BOSTON — When a rock with a death threat wrapped around it was thrown into her house in Baghdad, Saba Al Khadady, 31, and her family knew is was time to leave Iraq.
The threat, which said “either you leave or will die,” prompted Al Khadady and her family to pack their bags and head to Syria.
Their journey, which began in August 2004, is representative of the journey made by countless Iraqi refugees, who have fled Iraq following the invasion by American and British troops.
Now, after the official end to the war on December 15, the International Rescue Committee states 3 million Iraqis are displaced “and tens of thousands of others in danger because they worked for the U.S. military.”
In the years following the March 2003 invasion, crime against religious and ethnic minorities has skyrocketed.
Al Khadady, who is part of the Mandean religious minority, says she believes her religion might have been the cause behind the violence against her family.

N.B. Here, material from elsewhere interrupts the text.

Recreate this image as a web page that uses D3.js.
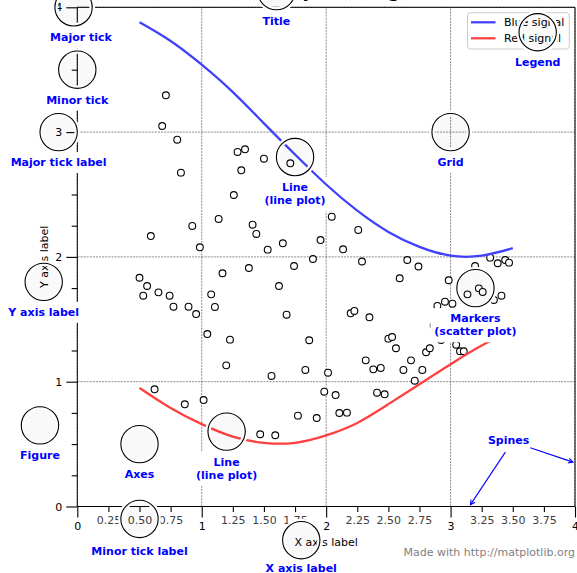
<!DOCTYPE html>
<html><head><meta charset="utf-8">
<script src="https://cdn.jsdelivr.net/npm/d3@7"></script>
<style>body{margin:0;background:#fff} svg{display:block} text{font-family:"DejaVu Sans",sans-serif}</style>
</head><body><svg id="c" width="577" height="573"></svg>
<script>
// ---------------- data ----------------
const scatterX = [0.500,0.530,0.561,0.591,0.621,0.652,0.682,0.712,0.742,0.773,
 0.803,0.833,0.864,0.894,0.924,0.955,0.985,1.015,1.045,1.076,
 1.106,1.136,1.167,1.197,1.227,1.258,1.288,1.318,1.348,1.379,
 1.409,1.439,1.470,1.500,1.530,1.561,1.591,1.621,1.652,1.682,
 1.712,1.742,1.773,1.803,1.833,1.864,1.894,1.924,1.955,1.985,
 2.015,2.045,2.076,2.106,2.136,2.167,2.197,2.227,2.258,2.288,
 2.318,2.348,2.379,2.409,2.439,2.470,2.500,2.530,2.561,2.591,
 2.621,2.652,2.682,2.712,2.742,2.773,2.803,2.833,2.864,2.894,
 2.924,2.955,2.985,3.015,3.045,3.076,3.106,3.136,3.167,3.197,
 3.227,3.258,3.288,3.318,3.348,3.379,3.409,3.439,3.470,3.500];
const scatterY = [1.833,1.689,1.767,2.167,0.939,1.716,3.049,3.295,1.689,1.601,
 2.939,2.675,0.819,1.601,2.248,1.542,2.077,0.853,1.382,1.700,
 1.599,2.304,1.869,1.131,1.337,2.496,2.841,2.694,2.862,1.911,
 2.258,2.184,0.579,2.787,2.058,1.046,0.571,1.767,2.109,1.537,
 2.750,1.927,0.728,2.500,1.094,1.332,1.983,0.709,2.135,0.920,
 1.072,2.322,0.893,0.749,2.061,0.752,1.548,1.567,2.216,1.963,
 1.171,1.516,1.099,0.912,1.110,0.899,1.345,1.358,1.268,1.829,
 1.094,1.975,1.171,1.008,1.923,1.094,1.236,1.268,1.450,1.607,
 1.334,1.641,1.813,1.625,1.296,1.244,1.244,1.700,1.470,1.927,
 1.748,1.719,1.440,1.994,1.655,1.949,1.689,1.975,1.954,1.460];
const lineX = [0.5,0.75,1.0,1.25,1.5,1.75,2.0,2.25,2.5,2.75,3.0,3.25,3.5];
const blueSignal = [3.88,3.73,3.54,3.32,3.07,2.82,2.58,2.37,2.20,2.08,2.01,2.01,2.07];
const redSignal  = [0.95,0.79,0.66,0.56,0.51,0.51,0.57,0.67,0.82,0.98,1.14,1.29,1.41];
const majorTicks = [0,1,2,3,4];
const minorTicks = [0.25,0.5,0.75,1.25,1.5,1.75,2.25,2.5,2.75,3.25,3.5,3.75];
const minorTickLabels = ["0.25","0.50","0.75","1.25","1.50","1.75","2.25","2.50","2.75","3.25","3.50","3.75"];
const legendLabels = ["Blue signal","Red signal"];
const titleText = "Anatomy of a figure";
const xAxisLabel = "X axis label";
const yAxisLabel = "Y axis label";
const credit = "Made with http://matplotlib.org";
// callouts: circle centre and label anchor, in data units
const callouts = [
  {cx:0.50, cy:-0.10, tx:0.50, ty:-0.32, lines:["Minor tick label"]},
  {cx:-0.03, cy:4.00, tx:0.03, ty:3.80, lines:["Major tick"]},
  {cx:0.00, cy:3.50, tx:0.00, ty:3.30, lines:["Minor tick"]},
  {cx:-0.15, cy:3.00, tx:-0.15, ty:2.80, lines:["Major tick label"]},
  {cx:1.80, cy:-0.27, tx:1.80, ty:-0.45, lines:["X axis label"]},
  {cx:-0.27, cy:1.80, tx:-0.27, ty:1.60, lines:["Y axis label"]},
  {cx:1.60, cy:4.13, tx:1.60, ty:3.93, lines:["Title"]},
  {cx:1.75, cy:2.80, tx:1.75, ty:2.60, lines:["Line","(line plot)"]},
  {cx:1.20, cy:0.60, tx:1.20, ty:0.40, lines:["Line","(line plot)"]},
  {cx:3.20, cy:1.75, tx:3.20, ty:1.55, lines:["Markers","(scatter plot)"]},
  {cx:3.00, cy:3.00, tx:3.00, ty:2.80, lines:["Grid"]},
  {cx:3.70, cy:3.80, tx:3.70, ty:3.60, lines:["Legend"]},
  {cx:0.50, cy:0.50, tx:0.50, ty:0.30, lines:["Axes"]},
  {cx:-0.30, cy:0.65, tx:-0.30, ty:0.45, lines:["Figure"]}
];
const circleRadius = 0.15;
const spinesText = {x:3.3, y:0.5, label:"Spines"};
const spineArrows = [{from:"text", to:[4.0,0.35]}, {from:[3.45,0.45], to:[3.15,0.0]}];

// ---------------- drawing ----------------
const svg = d3.select("#c");
const x = d3.scaleLinear().domain([0,4]).range([77.3,575]);
const y = d3.scaleLinear().domain([0,4]).range([506.5,7.3]);
const BLUE = "#4040ff", RED = "#ff4040", LBLUE = "#0000ff";

// grid (behind everything)
const grid = svg.append("g").attr("stroke","#404040").attr("stroke-width",0.6).attr("stroke-dasharray","2.1,1");
grid.selectAll("line.gx").data(majorTicks).join("line").attr("class","gx")
  .attr("x1",d=>x(d)).attr("x2",d=>x(d)).attr("y1",y(0)).attr("y2",y(4));
grid.selectAll("line.gy").data(majorTicks).join("line").attr("class","gy")
  .attr("y1",d=>y(d)).attr("y2",d=>y(d)).attr("x1",x(0)).attr("x2",x(4));

// title (mostly above the visible area, only descenders show)
svg.append("text").attr("x",x(2)).attr("y",-4).attr("text-anchor","middle")
  .attr("font-size",22.5).attr("fill","#000").text(titleText);

// scatter
svg.append("g").selectAll("circle").data(scatterX.map((d,i)=>[d,scatterY[i]])).join("circle")
  .attr("cx",d=>x(d[0])).attr("cy",d=>y(d[1])).attr("r",3.4)
  .attr("fill","#fff").attr("stroke","#000").attr("stroke-width",1.1);

const line = d3.line().x(d=>x(d[0])).y(d=>y(d[1])).curve(d3.curveNatural);
// red line
svg.append("path").datum(lineX.map((d,i)=>[d,redSignal[i]])).attr("d",line)
  .attr("fill","none").attr("stroke",RED).attr("stroke-width",2.25);

// spines
const sp = svg.append("g").attr("stroke","#000").attr("stroke-width",1);
sp.append("line").attr("x1",x(0)).attr("x2",x(4)).attr("y1",y(0)).attr("y2",y(0));
sp.append("line").attr("x1",x(0)).attr("x2",x(4)).attr("y1",y(4)).attr("y2",y(4));
sp.append("line").attr("x1",x(0)).attr("x2",x(0)).attr("y1",y(0)).attr("y2",y(4));
sp.append("line").attr("x1",x(4)).attr("x2",x(4)).attr("y1",y(0)).attr("y2",y(4));

function styleAxis(g, color){
  g.select(".domain").remove();
  g.selectAll("line").attr("stroke","#000").attr("stroke-width",1.1);
  g.selectAll("text").attr("font-size",11).attr("fill",color)
    .attr("font-family",'"DejaVu Sans", sans-serif');
  g.attr("font-size",11);
}
svg.append("g").attr("transform",`translate(0,${y(0)})`)
  .call(d3.axisBottom(x).tickValues(majorTicks).tickSize(11).tickPadding(5).tickFormat(d3.format("d")))
  .call(g=>styleAxis(g,"#000"));
svg.append("g").attr("transform",`translate(0,${y(0)})`)
  .call(d3.axisBottom(x).tickValues(minorTicks).tickSize(5.6).tickPadding(4).tickFormat((d,i)=>minorTickLabels[i]))
  .call(g=>styleAxis(g,"#404040"));
svg.append("g").attr("transform",`translate(${x(0)},0)`)
  .call(d3.axisLeft(y).tickValues(majorTicks).tickSize(11).tickPadding(4).tickFormat(d3.format("d")))
  .call(g=>styleAxis(g,"#000"));
svg.append("g").attr("transform",`translate(${x(0)},0)`)
  .call(d3.axisLeft(y).tickValues(minorTicks).tickSize(5.6).tickFormat(""))
  .call(g=>styleAxis(g,"#000"));

// axis labels
svg.append("text").attr("x",x(2)).attr("y",545.5).attr("text-anchor","middle")
  .attr("font-size",11).text(xAxisLabel);
svg.append("text").attr("transform",`translate(47.5,${y(2)}) rotate(-90)`).attr("text-anchor","middle")
  .attr("font-size",11).text(yAxisLabel);

// callout labels with white background
callouts.forEach(c=>{
  const g = svg.append("g");
  const t = g.append("text").attr("text-anchor","middle").attr("font-size",11)
    .attr("font-weight","bold").attr("fill",LBLUE);
  c.lines.forEach((s,i)=>{
    t.append("tspan").attr("x",x(c.tx)).attr("y",y(c.ty)+9+i*13.2).text(s);
  });
  const b = t.node().getBBox();
  g.insert("rect","text").attr("x",b.x-4).attr("y",b.y-4).attr("width",b.width+8).attr("height",b.height+8)
    .attr("fill","#fff");
});

// Spines annotation
const spT = svg.append("text").attr("x",x(spinesText.x)).attr("y",y(spinesText.y))
  .attr("font-size",11).attr("font-weight","bold").attr("fill",LBLUE).text(spinesText.label);
const sb = spT.node().getBBox();
function arrow(p0, p1, clipBox){
  let [x0,y0]=p0, [x1,y1]=p1;
  let dx=x1-x0, dy=y1-y0, L=Math.hypot(dx,dy); const ux=dx/L, uy=dy/L;
  let tStart = 0;
  if(clipBox){
    const cands=[];
    if(ux>0) cands.push((clipBox.x+clipBox.width-x0)/ux);
    if(ux<0) cands.push((clipBox.x-x0)/ux);
    if(uy>0) cands.push((clipBox.y+clipBox.height-y0)/uy);
    if(uy<0) cands.push((clipBox.y-y0)/uy);
    tStart = Math.min(...cands);
  }
  tStart += 2.2;
  const sx=x0+ux*tStart, sy=y0+uy*tStart;
  const ex=x1-ux*2.2, ey=y1-uy*2.2;
  const hl=4.6, hw=2.4, px=-uy, py=ux;
  svg.append("path").attr("d",`M${sx},${sy}L${ex},${ey}`).attr("stroke",LBLUE).attr("stroke-width",1.1).attr("fill","none");
  svg.append("path").attr("d",`M${ex-ux*hl+px*hw},${ey-uy*hl+py*hw}L${ex},${ey}L${ex-ux*hl-px*hw},${ey-uy*hl-py*hw}`)
    .attr("stroke",LBLUE).attr("stroke-width",1.1).attr("fill","none");
}
spineArrows.forEach(a=>{
  if(a.from==="text"){
    arrow([sb.x+sb.width/2, sb.y+sb.height/2],[x(a.to[0]),y(a.to[1])],sb);
  } else {
    arrow([x(a.from[0]),y(a.from[1])],[x(a.to[0]),y(a.to[1])],null);
  }
});

// credit
svg.append("text").attr("x",x(4)).attr("y",y(-0.4)).attr("text-anchor","end")
  .attr("font-size",11).attr("fill","#808080").text(credit);

// legend
const lg = svg.append("g");
lg.append("rect").attr("x",467.5).attr("y",12.7).attr("width",101.8).attr("height",36.3).attr("rx",3)
  .attr("fill","#fff").attr("fill-opacity",0.8).attr("stroke","#cccccc").attr("stroke-width",1);
[BLUE,RED].forEach((col,i)=>{
  const yy = 22.3 + i*16;
  lg.append("line").attr("x1",471).attr("x2",495.5).attr("y1",yy).attr("y2",yy)
    .attr("stroke",col).attr("stroke-width",2.25);
  lg.append("text").attr("x",504).attr("y",yy+4).attr("font-size",11).text(legendLabels[i]);
});

// blue line (on top)
svg.append("path").datum(lineX.map((d,i)=>[d,blueSignal[i]])).attr("d",line)
  .attr("fill","none").attr("stroke",BLUE).attr("stroke-width",2.25);

// callout circles
const rpx = x(circleRadius)-x(0);
const cg = svg.append("g");
callouts.forEach(c=>{
  cg.append("circle").attr("cx",x(c.cx)).attr("cy",y(c.cy)).attr("r",rpx)
    .attr("fill","rgba(0,0,0,0.0125)").attr("stroke","#fff").attr("stroke-width",5.6);
  cg.append("circle").attr("cx",x(c.cx)).attr("cy",y(c.cy)).attr("r",rpx)
    .attr("fill","rgba(0,0,0,0.0125)").attr("stroke","#000").attr("stroke-width",1.1);
});
</script>
</body></html>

She is not alone. Dahlia Wasfi, an Iraqi-American activist against the occupation, says, “Everybody in Iraq knows somebody that has died or been killed, and pretty much every facet of life has deteriorated.”
More from GlobalPost: Iraqi refugees torn between homesickness and fear
“Besides that [the death threat], things happened and a lot of people were kidnapped and killed, so it was not safe to stay there,” says Al Kahadady. Moving to Syria was a logical step for her family to ensure their safety.